Today's Funds 32U, October 25, 2024
After quitting smoking for several years, I've recently picked it up again. When I went to buy cigarettes, I saw someone selling roasted suckling pig by the roadside, it looked so tempting, and I just realized I hadn't eaten all day.
I feel hopeless, in a dead end, in an extreme situation; I can be defeated but not knocked down.
If this is fate, I will defy it and change my destiny!
My current situation is the result of cause and effect. I need to reflect and introspect. I have many problems; my bad causes have borne bad results. The purpose of my diary is to review and reflect.

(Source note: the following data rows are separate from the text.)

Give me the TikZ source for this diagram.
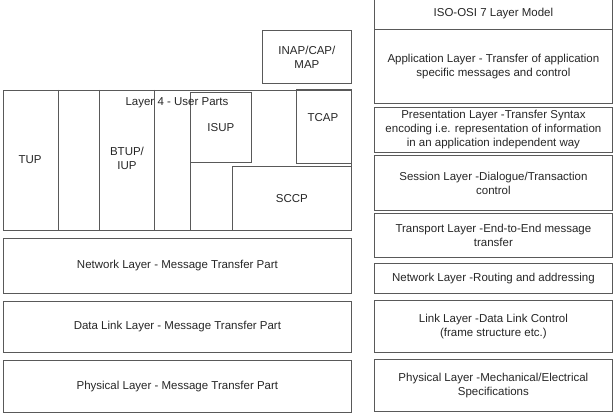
\documentclass[tikz,border=0pt]{standalone}
\usepackage{fontspec}
\setmainfont{Liberation Sans}
\usetikzlibrary{positioning}

\begin{document}
\begin{tikzpicture}[x=1pt, y=-1pt, font=\fontsize{11.5}{14}\selectfont,
  box/.style={draw=black!65, line width=0.8pt, rectangle, inner sep=0pt, align=center, text=black!85, anchor=north west},
  lbl/.style={text=black!85, inner sep=0pt, align=center}]
\useasboundingbox (0,0) rectangle (616,420);
% SS7 stack
\node[box, minimum width=89pt, minimum height=53pt] (inap) at (262,30) {INAP/CAP/\\MAP};
\node[box, minimum width=348pt, minimum height=140pt] (user) at (3,90) {};
\draw[draw=black!65, line width=0.8pt] (58,90) -- (58,230); \draw[draw=black!65, line width=0.8pt] (99,90) -- (99,230); \draw[draw=black!65, line width=0.8pt] (154,90) -- (154,230); \draw[draw=black!65, line width=0.8pt] (190,162) -- (190,230);
\node[box, minimum width=61pt, minimum height=70pt] (isup) at (190,92) {ISUP};
\node[box, minimum width=55pt, minimum height=74pt] (tcap) at (296,89) {};
\node[box, minimum width=119pt, minimum height=64pt] (sccp) at (232,166) {SCCP};
\node[lbl] (l4) at (177,103) {Layer 4 - User Parts};
\node[lbl] (tup) at (30,160) {TUP};
\node[lbl] (btup) at (127,158) {BTUP/\\IUP};
\node[lbl] (tcaptxt) at (323,118) {TCAP};
\node[box, minimum width=348pt, minimum height=55pt] (mnet) at (3,238) {Network Layer - Message Transfer Part};
\node[box, minimum width=348pt, minimum height=51pt] (mlink) at (3,301) {Data Link Layer - Message Transfer Part};
\node[box, minimum width=348pt, minimum height=52pt] (mphys) at (3,360) {Physical Layer - Message Transfer Part};
% OSI stack
\node[box, minimum width=238pt, minimum height=32pt] (osi) at (374,-3) {ISO-OSI 7 Layer Model};
\node[box, minimum width=238pt, minimum height=74pt] (app) at (374,29) {Application Layer - Transfer of application\\specific messages and control};
\node[box, minimum width=238pt, minimum height=45pt] (pres) at (374,107) {Presentation Layer -Transfer Syntax\\encoding i.e. representation of information\\in an application independent way};
\node[box, minimum width=238pt, minimum height=55pt] (sess) at (374,155) {Session Layer -Dialogue/Transaction\\control};
\node[box, minimum width=238pt, minimum height=44pt] (trans) at (374,213) {Transport Layer -End-to-End message\\transfer};
\node[box, minimum width=238pt, minimum height=30pt] (net) at (374,263) {Network Layer -Routing and addressing};
\node[box, minimum width=238pt, minimum height=52pt] (link) at (374,300) {Link Layer -Data Link Control\\(frame structure etc.)};
\node[box, minimum width=238pt, minimum height=52pt] (phys) at (374,359) {Physical Layer -Mechanical/Electrical\\Specifications};
\end{tikzpicture}
\end{document}
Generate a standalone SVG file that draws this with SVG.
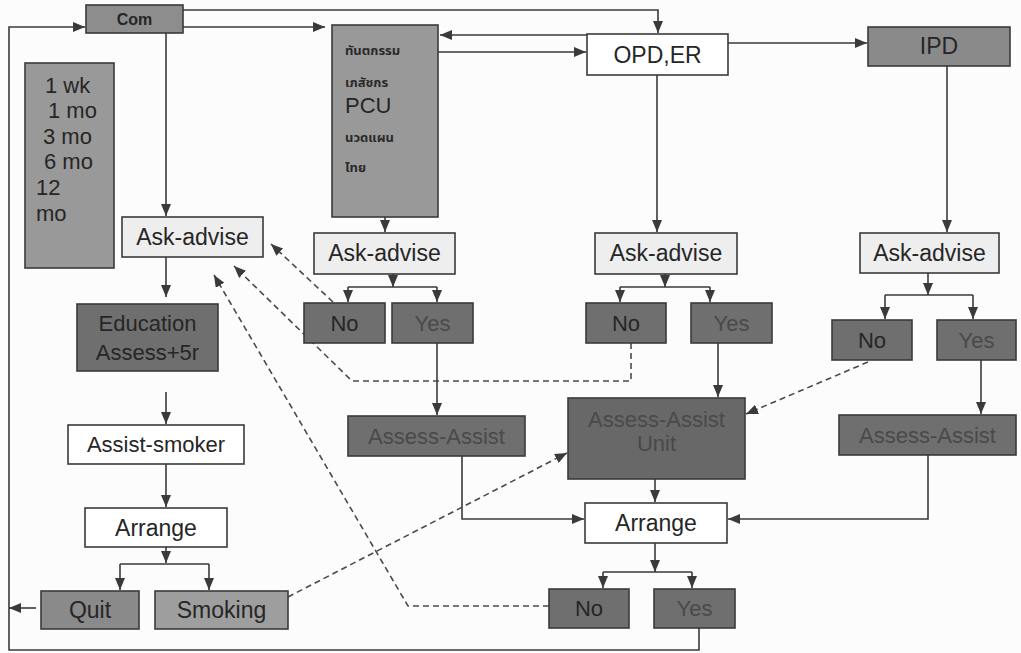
<svg xmlns="http://www.w3.org/2000/svg" width="1021" height="653" viewBox="0 0 1021 653">
<defs>
<marker id="ah" viewBox="0 0 12 10" markerWidth="12" markerHeight="10" refX="12" refY="5" orient="auto" markerUnits="userSpaceOnUse">
<path d="M0,0 L12,5 L0,10 z" fill="#3a3a3a"/>
</marker>
<style>
.box{stroke:#3a3a3a;stroke-width:1.6}
.white{fill:#ffffff}
.light{fill:#eeeeee}
.mid{fill:#999999}
.dark{fill:#6f6f6f}
.t{font-family:"Liberation Sans",Arial,sans-serif;font-size:22px;fill:#262626;text-anchor:middle}
.ty{fill:#4a4a4a}
.th{font-family:"Noto Sans Thai","Noto Sans","DejaVu Sans",sans-serif;font-size:13px;font-weight:bold;fill:#2a2a2a}
.c{fill:none;stroke:#3a3a3a;stroke-width:1.6}
.a{marker-end:url(#ah)}
.d{fill:none;stroke:#4a4a4a;stroke-width:1.6;stroke-dasharray:6 4}
</style>
</defs>
<rect width="1021" height="653" fill="#fcfcfc"/>

<g id="connectors">
<path class="c a" d="M183,10 H658 V33"/>
<path class="c a" d="M183,27 H325"/>
<path class="c a" d="M587,35 H440"/>
<path class="c a" d="M438,52 H586"/>
<path class="c a" d="M728,43 H867"/>
<path class="c a" d="M166,33 V216"/>
<path class="c a" d="M385,217 V232"/>
<path class="c a" d="M657,75 V232"/>
<path class="c a" d="M947,66 V232"/>
<path class="c a" d="M166,257 V297"/>
<path class="c a" d="M166,392 V424"/>
<path class="c a" d="M166,464 V507"/>
<path class="c a" d="M166,547 V563"/>
<path class="c" d="M120,564 H209"/>
<path class="c a" d="M120,564 V590"/>
<path class="c a" d="M209,564 V590"/>
<path class="c a" d="M36,608 H9"/>
<path class="c a" d="M699,628 V650 H9 V27 H85"/>
<path class="c a" d="M393,274 V287"/>
<path class="c" d="M348,287 H437"/>
<path class="c a" d="M348,287 V302"/>
<path class="c a" d="M437,287 V302"/>
<path class="c a" d="M437,343 V415"/>
<path class="c a" d="M462,456 V519 H584"/>
<path class="c a" d="M665,274 V287"/>
<path class="c" d="M620,287 H710"/>
<path class="c a" d="M620,287 V302"/>
<path class="c a" d="M710,287 V302"/>
<path class="c a" d="M718,343 V397"/>
<path class="c a" d="M655,479 V502"/>
<path class="c a" d="M928,273 V295"/>
<path class="c" d="M885,295 H973"/>
<path class="c a" d="M885,295 V319"/>
<path class="c a" d="M973,295 V319"/>
<path class="c a" d="M981,360 V414"/>
<path class="c a" d="M928,455 V519 H728"/>
<path class="c a" d="M655,543 V572"/>
<path class="c" d="M603,572 H692"/>
<path class="c a" d="M603,572 V588"/>
<path class="c a" d="M692,572 V588"/>
<path class="d a" d="M333,302 L271,244"/>
<path class="d a" d="M631,343 V381 H352 L234,266"/>
<path class="d a" d="M549,606 H408 L214,275"/>
<path class="d a" d="M288,597 L567,453"/>
<path class="d a" d="M868,362 L746,414"/>
</g>

<g id="com"><rect class="box" x="86" y="5" width="97" height="28" fill="#8d8d8d"/><text class="t" x="134.5" y="25" style="font-size:16px;font-weight:bold">Com</text></g>
<g id="timeline"><rect class="box mid" x="25" y="63" width="89" height="205"/>
<text class="t" style="text-anchor:start" x="45" y="93">1 wk</text>
<text class="t" style="text-anchor:start" x="48" y="118">1 mo</text>
<text class="t" style="text-anchor:start" x="43" y="144">3 mo</text>
<text class="t" style="text-anchor:start" x="44" y="169">6 mo</text>
<text class="t" style="text-anchor:start" x="36" y="195">12</text>
<text class="t" style="text-anchor:start" x="36" y="221">mo</text></g>
<g id="pcu"><rect class="box mid" x="332" y="25" width="106" height="192"/>
<text class="th" x="345" y="55">ทันตกรรม</text>
<text class="th" x="345" y="87">เภสัชกร</text>
<text class="t" style="text-anchor:start" x="345" y="113">PCU</text>
<text class="th" x="345" y="142">นวดแผน</text>
<text class="th" x="345" y="172">ไทย</text></g>
<g id="opd"><rect class="box white" x="587" y="34" width="141" height="41"/><text class="t" x="657.5" y="63" style="font-size:23px">OPD,ER</text></g>
<g id="ipd"><rect class="box" x="868" y="27" width="142" height="39" fill="#8a8a8a"/><text class="t" x="939" y="54" style="font-size:23px">IPD</text></g>

<g id="ask1"><rect class="box light" x="122" y="217" width="141" height="40"/><text class="t" x="192.5" y="245" style="font-size:23px">Ask-advise</text></g>
<g id="ask2"><rect class="box light" x="314" y="233" width="141" height="41"/><text class="t" x="384.5" y="261" style="font-size:23px">Ask-advise</text></g>
<g id="ask3"><rect class="box light" x="595" y="233" width="142" height="41"/><text class="t" x="666" y="261" style="font-size:23px">Ask-advise</text></g>
<g id="ask4"><rect class="box light" x="860" y="233" width="139" height="40"/><text class="t" x="929.5" y="261" style="font-size:23px">Ask-advise</text></g>

<g id="education"><rect class="box dark" x="77" y="304" width="141" height="67"/><text class="t" x="147.5" y="331">Education</text><text class="t" x="147.5" y="360">Assess+5r</text></g>
<g id="assist-smoker"><rect class="box white" x="68" y="425" width="176" height="39"/><text class="t" x="156" y="452">Assist-smoker</text></g>
<g id="arrange1"><rect class="box white" x="85" y="508" width="142" height="39"/><text class="t" x="156" y="536" style="font-size:23px">Arrange</text></g>
<g id="quit"><rect class="box" x="41" y="591" width="98" height="38" fill="#8a8a8a"/><text class="t" x="90" y="618" style="font-size:23px">Quit</text></g>
<g id="smoking"><rect class="box" x="155" y="591" width="133" height="38" fill="#9e9e9e"/><text class="t" x="221.5" y="618" style="font-size:23px">Smoking</text></g>

<g id="no1"><rect class="box dark" x="304" y="303" width="81" height="40"/><text class="t" x="344.5" y="331">No</text></g>
<g id="yes1"><rect class="box dark" x="392" y="303" width="81" height="40"/><text class="t ty" x="432.5" y="331">Yes</text></g>
<g id="no2"><rect class="box dark" x="586" y="303" width="80" height="40"/><text class="t" x="626" y="331">No</text></g>
<g id="yes2"><rect class="box dark" x="691" y="303" width="81" height="40"/><text class="t ty" x="731.5" y="331">Yes</text></g>
<g id="no3"><rect class="box dark" x="832" y="320" width="80" height="40"/><text class="t" x="872" y="348">No</text></g>
<g id="yes3"><rect class="box dark" x="937" y="320" width="79" height="40"/><text class="t ty" x="976.5" y="348">Yes</text></g>

<g id="assess-assist1"><rect class="box dark" x="348" y="416" width="177" height="40"/><text class="t ty" x="436.5" y="444">Assess-Assist</text></g>
<g id="assess-assist-unit"><rect class="box" x="568" y="398" width="177" height="81" fill="#686868"/><text class="t ty" x="656.5" y="427">Assess-Assist</text><text class="t ty" x="656.5" y="451">Unit</text></g>
<g id="assess-assist3"><rect class="box dark" x="839" y="415" width="177" height="40"/><text class="t ty" x="927.5" y="443">Assess-Assist</text></g>

<g id="arrange2"><rect class="box white" x="585" y="503" width="142" height="40"/><text class="t" x="656" y="531" style="font-size:23px">Arrange</text></g>
<g id="no4"><rect class="box dark" x="549" y="589" width="80" height="39"/><text class="t" x="589" y="616">No</text></g>
<g id="yes4"><rect class="box dark" x="654" y="589" width="81" height="39"/><text class="t ty" x="694.5" y="616">Yes</text></g>
</svg>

Many trolls and haters just hate for the sake of hating. I won’t waste any time on them. I hope their words won’t affect others. I deeply know that many people care about me, and I am reading the suggestions left in the comments.
Maybe my arrogant self will make you uncomfortable, but in adversity, I can only believe in encouraging myself. If you don’t like me, please block me. Actually, trading coins is not easy for anyone. After being rained on, one understands the value of sheltering others from the rain. I hope I am a mirror; may you not experience the losses I have. I wish that everyone who has seen my days will profit while I am the only one to lose money. When I'm no longer around, may you suddenly remember that there was someone like me in the crypto world.
These past few days, I have been organizing various wallets. If I have 1U, I will transfer 1U, and see if I can find tens of U. I am also reflecting on my own issues.
Today, someone transferred me 36U. I feel undeserving, but I really need it. I hope I have the chance to repay you in the future. I still remember those who transferred me 1U when I was in difficulty; I have a notebook where I’ve recorded each one. My Binance account is the best proof.
Anyone who wants to send me coins doesn’t really need to. If I don’t fish, giving me more fish is useless. Do I have talent? Yes, but not much. What is the present? The remaining 32U is the present; it’s like chopping wood for a thousand days and burning it for one day.